Task to carry out: Print exactly the lines from the first one down to the line that contains "const sectorShare = [32, 28, 18, 13, 9];", both included, and skip the pictures.

Source data:
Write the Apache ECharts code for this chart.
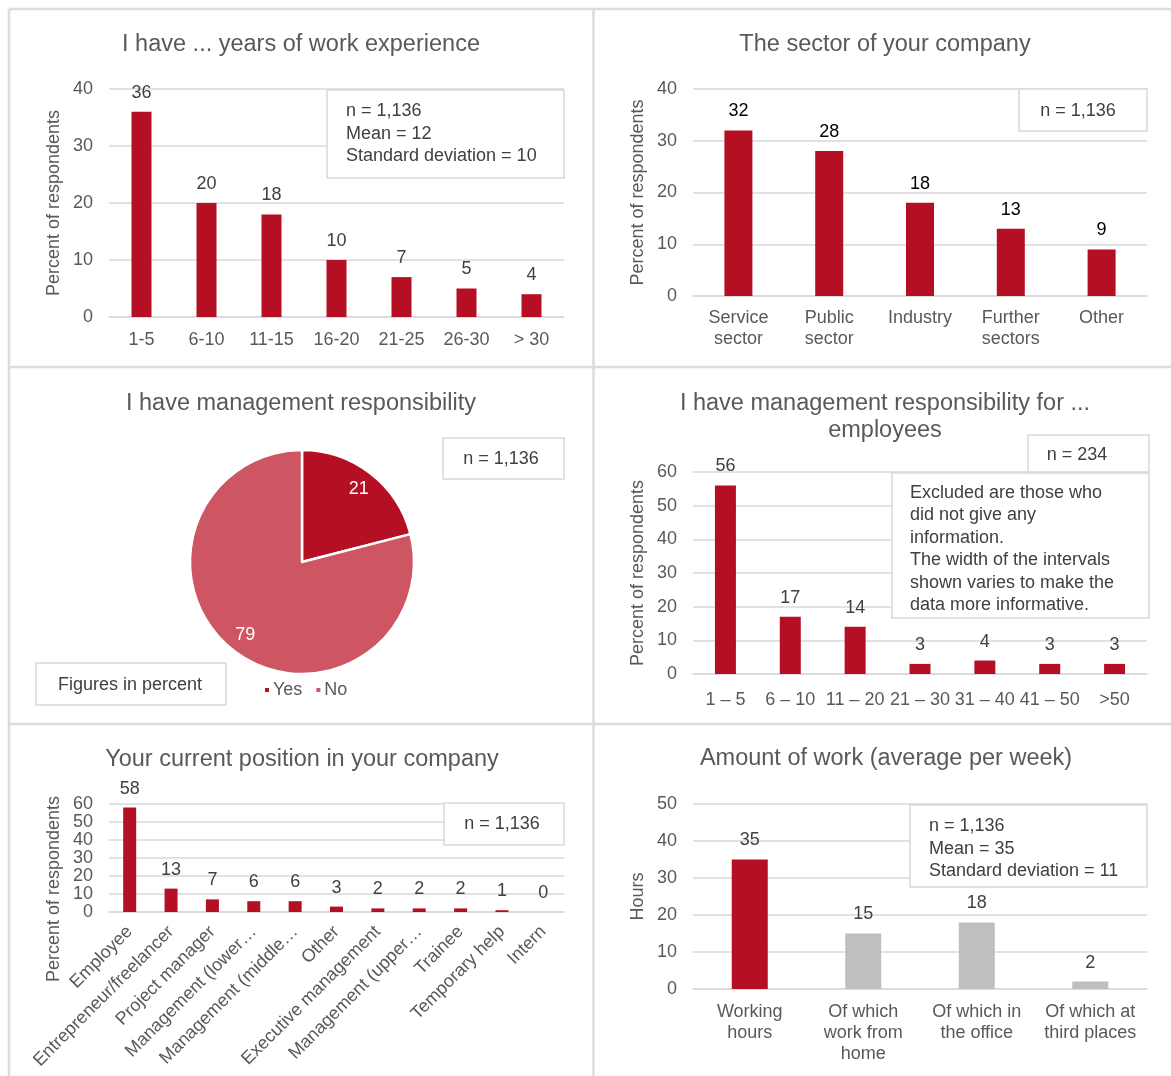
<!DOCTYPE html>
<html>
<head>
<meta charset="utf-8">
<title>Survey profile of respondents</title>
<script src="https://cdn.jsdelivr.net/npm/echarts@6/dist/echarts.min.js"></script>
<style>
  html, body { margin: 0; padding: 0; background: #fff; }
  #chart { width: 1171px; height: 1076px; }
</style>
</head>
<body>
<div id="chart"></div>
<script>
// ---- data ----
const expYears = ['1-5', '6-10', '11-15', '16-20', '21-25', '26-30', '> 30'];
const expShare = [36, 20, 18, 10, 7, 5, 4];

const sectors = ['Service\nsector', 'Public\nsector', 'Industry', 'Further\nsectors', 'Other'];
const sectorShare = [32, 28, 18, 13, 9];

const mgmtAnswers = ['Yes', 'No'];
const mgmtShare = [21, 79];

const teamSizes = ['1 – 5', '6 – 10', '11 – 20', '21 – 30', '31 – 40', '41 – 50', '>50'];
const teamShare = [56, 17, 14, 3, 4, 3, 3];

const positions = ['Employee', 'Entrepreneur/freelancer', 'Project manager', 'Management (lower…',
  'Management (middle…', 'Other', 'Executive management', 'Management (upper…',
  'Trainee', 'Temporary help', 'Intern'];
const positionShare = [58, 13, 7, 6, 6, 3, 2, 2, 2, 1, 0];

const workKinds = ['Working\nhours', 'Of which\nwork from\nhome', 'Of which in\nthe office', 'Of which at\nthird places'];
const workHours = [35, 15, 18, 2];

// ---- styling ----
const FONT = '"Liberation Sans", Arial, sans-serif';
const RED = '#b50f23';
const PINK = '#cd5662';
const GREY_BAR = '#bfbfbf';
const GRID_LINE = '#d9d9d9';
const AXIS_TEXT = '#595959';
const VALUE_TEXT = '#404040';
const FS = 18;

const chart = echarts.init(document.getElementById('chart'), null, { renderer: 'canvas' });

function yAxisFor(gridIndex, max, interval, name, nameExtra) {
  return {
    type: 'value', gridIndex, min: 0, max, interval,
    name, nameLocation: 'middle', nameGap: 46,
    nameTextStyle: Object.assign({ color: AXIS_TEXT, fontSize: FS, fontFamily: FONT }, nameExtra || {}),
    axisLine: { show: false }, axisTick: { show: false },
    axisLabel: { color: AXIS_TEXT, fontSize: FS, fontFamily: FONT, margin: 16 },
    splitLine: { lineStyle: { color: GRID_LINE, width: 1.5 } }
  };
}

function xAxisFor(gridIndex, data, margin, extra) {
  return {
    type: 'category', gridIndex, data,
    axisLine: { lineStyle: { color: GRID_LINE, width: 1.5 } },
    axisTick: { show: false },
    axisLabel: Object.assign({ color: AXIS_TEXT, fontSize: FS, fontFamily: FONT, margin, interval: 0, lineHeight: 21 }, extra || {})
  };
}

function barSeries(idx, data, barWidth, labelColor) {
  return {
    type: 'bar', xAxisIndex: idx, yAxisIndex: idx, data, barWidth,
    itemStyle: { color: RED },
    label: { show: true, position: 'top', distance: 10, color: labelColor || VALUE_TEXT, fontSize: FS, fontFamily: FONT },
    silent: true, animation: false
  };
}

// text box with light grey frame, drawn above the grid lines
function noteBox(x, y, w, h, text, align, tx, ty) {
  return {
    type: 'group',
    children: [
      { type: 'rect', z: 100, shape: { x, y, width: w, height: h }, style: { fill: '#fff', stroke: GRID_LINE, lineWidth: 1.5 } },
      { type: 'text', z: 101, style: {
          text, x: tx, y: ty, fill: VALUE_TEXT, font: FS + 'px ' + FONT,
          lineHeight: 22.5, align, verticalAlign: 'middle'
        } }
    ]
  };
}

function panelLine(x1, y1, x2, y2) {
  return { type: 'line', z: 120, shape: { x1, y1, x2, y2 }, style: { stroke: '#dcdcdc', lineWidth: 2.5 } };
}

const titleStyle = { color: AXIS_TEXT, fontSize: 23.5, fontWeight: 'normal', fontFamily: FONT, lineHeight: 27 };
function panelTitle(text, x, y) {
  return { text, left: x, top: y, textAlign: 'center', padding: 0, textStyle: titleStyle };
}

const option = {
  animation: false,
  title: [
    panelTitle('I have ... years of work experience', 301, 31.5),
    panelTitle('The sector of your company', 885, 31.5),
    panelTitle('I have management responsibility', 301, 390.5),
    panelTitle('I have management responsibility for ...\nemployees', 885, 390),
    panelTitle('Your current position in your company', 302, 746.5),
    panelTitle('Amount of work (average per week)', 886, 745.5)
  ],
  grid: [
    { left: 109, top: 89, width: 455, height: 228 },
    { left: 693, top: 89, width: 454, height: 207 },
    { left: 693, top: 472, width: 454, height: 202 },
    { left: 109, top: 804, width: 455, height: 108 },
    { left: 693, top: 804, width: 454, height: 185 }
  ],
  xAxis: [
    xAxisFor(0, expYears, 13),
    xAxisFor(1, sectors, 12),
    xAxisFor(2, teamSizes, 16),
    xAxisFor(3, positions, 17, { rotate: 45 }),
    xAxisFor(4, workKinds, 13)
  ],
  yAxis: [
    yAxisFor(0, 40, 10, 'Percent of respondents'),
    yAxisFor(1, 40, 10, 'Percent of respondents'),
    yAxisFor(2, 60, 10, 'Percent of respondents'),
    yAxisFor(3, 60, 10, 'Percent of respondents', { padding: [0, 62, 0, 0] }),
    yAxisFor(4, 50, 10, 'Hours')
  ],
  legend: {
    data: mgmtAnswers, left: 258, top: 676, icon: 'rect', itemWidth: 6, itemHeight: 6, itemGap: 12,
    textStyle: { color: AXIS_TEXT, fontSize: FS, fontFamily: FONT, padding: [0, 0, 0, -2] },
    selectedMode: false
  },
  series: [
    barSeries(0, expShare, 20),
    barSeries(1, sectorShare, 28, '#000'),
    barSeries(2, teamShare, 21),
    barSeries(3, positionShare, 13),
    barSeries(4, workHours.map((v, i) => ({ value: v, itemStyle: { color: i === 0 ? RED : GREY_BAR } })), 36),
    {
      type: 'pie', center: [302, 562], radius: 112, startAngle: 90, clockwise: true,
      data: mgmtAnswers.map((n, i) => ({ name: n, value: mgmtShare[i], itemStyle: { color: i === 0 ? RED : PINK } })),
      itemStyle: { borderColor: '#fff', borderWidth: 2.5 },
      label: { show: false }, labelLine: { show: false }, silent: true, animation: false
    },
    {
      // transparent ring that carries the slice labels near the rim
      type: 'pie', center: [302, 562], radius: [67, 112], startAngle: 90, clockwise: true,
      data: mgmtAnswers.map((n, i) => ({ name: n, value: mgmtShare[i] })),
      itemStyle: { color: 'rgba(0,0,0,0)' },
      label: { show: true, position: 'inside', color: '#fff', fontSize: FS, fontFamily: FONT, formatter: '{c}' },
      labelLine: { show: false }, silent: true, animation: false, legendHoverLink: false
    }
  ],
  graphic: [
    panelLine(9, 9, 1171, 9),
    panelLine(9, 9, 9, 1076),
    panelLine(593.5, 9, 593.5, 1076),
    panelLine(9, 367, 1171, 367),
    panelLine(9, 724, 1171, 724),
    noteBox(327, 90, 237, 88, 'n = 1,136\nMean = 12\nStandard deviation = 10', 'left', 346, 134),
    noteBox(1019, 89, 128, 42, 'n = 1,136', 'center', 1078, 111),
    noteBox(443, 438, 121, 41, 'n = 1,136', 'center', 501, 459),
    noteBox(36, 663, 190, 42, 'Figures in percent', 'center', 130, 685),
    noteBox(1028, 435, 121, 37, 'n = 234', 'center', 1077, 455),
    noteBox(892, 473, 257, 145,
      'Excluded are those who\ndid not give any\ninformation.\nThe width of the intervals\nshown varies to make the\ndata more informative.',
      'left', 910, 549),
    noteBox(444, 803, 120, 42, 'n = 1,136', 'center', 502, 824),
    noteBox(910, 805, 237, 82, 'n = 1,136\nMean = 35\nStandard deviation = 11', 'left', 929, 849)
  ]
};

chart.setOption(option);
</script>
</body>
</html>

Solution for this problem:
Write the Apache ECharts code for this chart.
<!DOCTYPE html>
<html>
<head>
<meta charset="utf-8">
<title>Survey profile of respondents</title>
<script src="https://cdn.jsdelivr.net/npm/echarts@6/dist/echarts.min.js"></script>
<style>
  html, body { margin: 0; padding: 0; background: #fff; }
  #chart { width: 1171px; height: 1076px; }
</style>
</head>
<body>
<div id="chart"></div>
<script>
// ---- data ----
const expYears = ['1-5', '6-10', '11-15', '16-20', '21-25', '26-30', '> 30'];
const expShare = [36, 20, 18, 10, 7, 5, 4];

const sectors = ['Service\nsector', 'Public\nsector', 'Industry', 'Further\nsectors', 'Other'];
const sectorShare = [32, 28, 18, 13, 9];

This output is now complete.